Even today, this view still holds in many places.   In traditional monasteries, the monks rise at hours such as 3.30am  to say the long form.  Abbot Lawrence of Christ in the Desert for example argues that this hour is absolutely crucial to the monastic vocation: "We can probably say, without much dispute, that Vigils is a defining office of the monk. The monk is a Christian who keeps vigil every day."   For this reason it has often been regarded as the most problematic hour for secular priests and the laity, the reason it has been progressively shortened over the years, and then abolished altogether at least as a Vigil.  This seems a rather extreme solution!  The various traditional 'short' Offices do include it, but with only three psalms said on a rotating basis.

The main differences between the various schemas are as follows:

  • In the earliest form of the Roman psalter it consisted of twelve psalms on weeknights, taken in order (save for a few moved to other hours), starting from Psalm 1 (on Sunday) to Psalm 108. The Sunday Office was double the length of other days;
  • St Benedict changed the Vigil Office significantly from his Roman model by adding two invitatory psalms to it (Ps 3&94); starting from Psalm 20 on Sunday instead of psalm 1 (allowing each days psalms to include some thematic groupings, though still finishing up at Psalm 108 on Saturday; splitting the longer psalms; and adding three canticles to Sunday rather than additional psalms;
  • the post-Trent Roman Office had 18 psalms on a Sunday, twelve on other days, plus Psalm 94 as an invitatory;
  • the 1911 Pius X psalter shortened the hour to nine psalms each night, with some of those split into several parts, and dropping the concept of the longer Office on Sunday. Though it still started with Psalm 1 on Sunday, it ended earlier, at Psalm 106 on Saturday, with the psalms previously said at Matins redistributed to Prime, Terce, Sext, None and Compline during the week;
  • the LOOH abolished the concept of the Vigil altogether and made it into an ‘Office of Readings’ (which has no historical basis whatsoever; the focus of the hour has always been the psalms not the readings), with three psalms that could be said at any time of the day.
Lauds

Lauds traditionally has been regarded as a sister hour to Matins, said immediately after it. St Benedict’s Office is slightly unusual in this regard in that during the winter at least he assumes a substantial break between the two hours: the crucial thing for him was to ensure that Lauds started at first light, to take advantage of the full symbolism of the association between the coming of the light and the Resurrection.

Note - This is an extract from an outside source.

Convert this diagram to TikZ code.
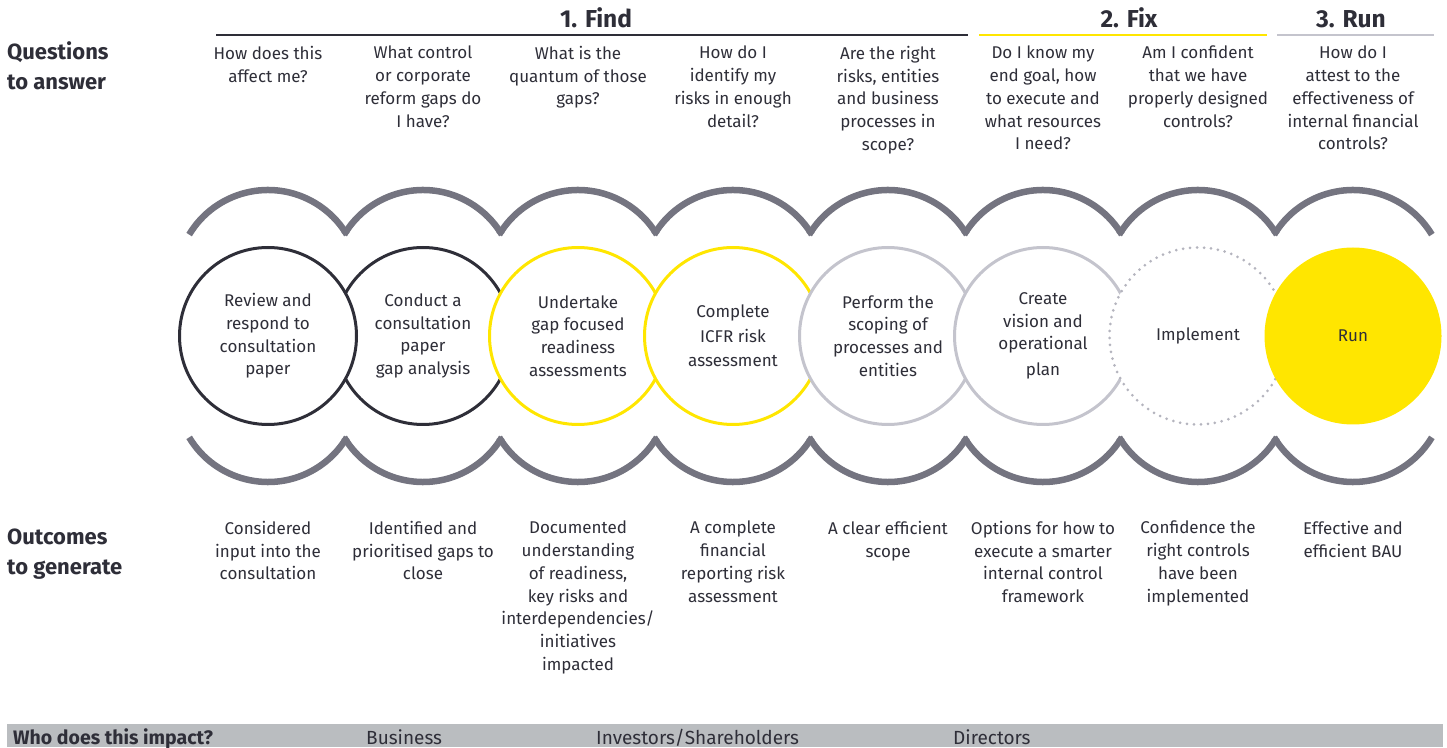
\documentclass[tikz,border=0pt]{standalone}
\usepackage{fontspec}
\setmainfont{Fira Sans}
\definecolor{eydark}{HTML}{2E2E38}
\definecolor{eyyellow}{HTML}{FFE600}
\definecolor{eyarc}{HTML}{747480}
\definecolor{eylight}{HTML}{C4C4CD}
\definecolor{eydots}{HTML}{B4B4BE}
\definecolor{eybar}{HTML}{BABDC0}
\tikzset{
  stage/.style={circle, minimum size=177pt, inner sep=0pt, line width=3pt, fill=white,
    align=center, text=eydark, font=\fontsize{17}{22.7}\selectfont},
  qtext/.style={align=center, anchor=north, inner sep=0pt, text=eydark,
    font=\fontsize{17}{22.7}\selectfont},
  side/.style={align=left, anchor=north west, inner sep=0pt, text=eydark,
    font=\bfseries\fontsize{22}{30}\selectfont},
  phase/.style={anchor=base, inner sep=0pt, text=eydark, font=\bfseries\fontsize{24.5}{28}\selectfont},
  who/.style={anchor=base west, inner sep=0pt, text=eydark, font=\fontsize{19}{22}\selectfont},
  scallop/.style={eyarc, line width=6.5pt},
  phaseline/.style={line width=2.5pt}
}
\begin{document}
\begin{tikzpicture}[x=1pt,y=1pt]
\useasboundingbox (0,0) rectangle (1447,747);

% phase headings
\node[phase] (find) at (596,719) {1. Find};
\node[phase] (fix) at (1129,719) {2. Fix};
\node[phase] (run) at (1351,719) {3. Run};
\draw[phaseline, eydark] (216,712) -- (968,712);
\draw[phaseline, eyyellow] (979,712) -- (1267,712);
\draw[phaseline, eylight] (1277,712) -- (1434,712);

% row labels
\node[side] (questions) at (7,706) {Questions\\to answer};
\node[side] (outcomes) at (7,218) {Outcomes\\to generate};

% questions
\node[qtext] (q1) at (268,701) {How does this\\affect me?};
\node[qtext] (q2) at (423,701) {What control\\or corporate\\reform gaps do\\I have?};
\node[qtext] (q3) at (578,701) {What is the\\quantum of those\\gaps?};
\node[qtext] (q4) at (733,701) {How do I\\identify my\\risks in enough\\detail?};
\node[qtext] (q5) at (888,701) {Are the right\\risks, entities\\and business\\processes in\\scope?};
\node[qtext] (q6) at (1043,701) {Do I know my\\end goal, how\\to execute and\\what resources\\I need?};
\node[qtext] (q7) at (1198,701) {Am I confident\\that we have\\properly designed\\controls?};
\node[qtext] (q8) at (1353,701) {How do I\\attest to the\\effectiveness of\\internal financial\\controls?};

% scallops above and below
\foreach \cx in {268,423,578,733,888,1043,1198,1353}{
  \draw[scallop] (\cx,465) ++(149:92) arc[start angle=149, end angle=31, radius=92];
  \draw[scallop] (\cx,357) ++(211:92) arc[start angle=211, end angle=329, radius=92];
}

% stages
\node[stage, draw=eydark] (c2) at (423,411) {Conduct a\\consultation\\paper\\gap analysis};
\node[stage, draw=eydark] (c1) at (268,411) {Review and\\respond to\\consultation\\paper};
\node[stage, draw=eyyellow] (c3) at (578,411) {Undertake\\gap focused\\readiness\\assessments};
\node[stage, draw=eyyellow] (c4) at (733,411) {Complete\\[2pt]ICFR risk\\[2pt]assessment};
\node[stage, draw=eylight] (c5) at (888,411) {Perform the\\scoping of\\processes and\\entities};
\node[stage, draw=eylight] (c6) at (1043,411) {Create\\vision and\\operational\\[3pt]plan};
\node[stage, draw=eydots, line cap=round, dash pattern=on 0pt off 7pt] (c7) at (1198,411) {Implement};
\node[stage, fill=eyyellow] (c8) at (1353,411) {Run};

% outcomes
\node[qtext] (o1) at (268,226) {Considered\\input into the\\consultation};
\node[qtext] (o2) at (423,226) {Identified and\\prioritised gaps to\\close};
\node[qtext] (o3) at (578,226) {Documented\\understanding\\of readiness,\\key risks and\\interdependencies/\\initiatives\\impacted};
\node[qtext] (o4) at (733,226) {A complete\\financial\\reporting risk\\assessment};
\node[qtext] (o5) at (888,226) {A clear efficient\\scope};
\node[qtext] (o6) at (1043,226) {Options for how to\\execute a smarter\\internal control\\framework};
\node[qtext] (o7) at (1198,226) {Confidence the\\right controls\\have been\\implemented};
\node[qtext] (o8) at (1353,226) {Effective and\\efficient BAU};

% impact bar
\fill[eybar] (7,0) rectangle (1443,23);
\node[who, font=\bfseries\fontsize{19.5}{22}\selectfont] (impact) at (13,3) {Who does this impact?};
\node[who] (business) at (366,3) {Business};
\node[who] (investors) at (596,3) {Investors/Shareholders};
\node[who] (directors) at (953,3) {Directors};
\end{tikzpicture}
\end{document}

Lauds actually takes its name from the three ‘Laudate’, or praising psalms (Ps 148-150) which traditionally ended the psalmody for this hour. In the pre-1911 Roman Office, many of its psalms were said every day, namely Psalms 62, 66, 50, 148-150. These repetitions, retained in the traditional Benedictine Office, are important, setting a proper pattern and balance for the day: those praying the Office daily ask the Lord’s blessing (Psalm 66), beg forgiveness for sins (Psalm 50) and gave praise to God (Psalm 148-150).

One could speculate, perhaps, as to whether the abandonment of the Miserere in particular as part of the priest’s daily regime might have contributed in a small way at least, to the path to the late twentieth century revolution, including the abandonment of traditional morality. The daily reminder of King David’s repentance for his sin with Bethsheba surely grounded the priest, both in his own life, and in his preaching.



The other possible effect on the spirituality of those saying the Office of the Pius X (and 1971 reforms) is the loss of the emphasis between man and creation as a whole. In its earlier forms, the psalms of Lauds all had direct and obvious allusions to the coming light/dawn/Resurrection, reminding us that we are part of the daily cycle of life God has instituted. And the psalmody for each day had the psalmist joining us to the praise of all created things in the Laudate psalms. Could the abolition of these connections in the Pius X Office have served to reinforce the alienation of man from creation promoted by the rise of technology and secularist attempts to supplant God? Personally, I tend to think so!

In any case the main differences between the various schemas is:
  • the older Roman Office’s variable component was one psalm (5, 42, 64, 89, 142, 91) and a canticle each day;
  • St Benedict’s version of the hour cut out one of the fixed psalms (Ps 66, said on Sundays only in his Office) and added an extra variable psalm each day except Saturday when the very long canticle was split in two (35, 56, 63, 75,) all of which both fit the dawn theme and contribute to broader themes associated with each day in the Benedictine Office. He also changed switched Psalm 142 from Friday to Saturday;
  • the Pius X revision of the psalter made all of the psalms variable (except in Lent when Psalm 50 is said each day), of necessity abandoning the criteria of references to the light/Resurrection in many cases, and utilizing several of the psalms traditionally said in the evening rather than the morning. The Laudate psalms no longer closed the hour;
  • the four week schema of the 1971 psalter assigns two psalms and a canticle each day. Several of the traditional psalms of the hour don’t make the cut.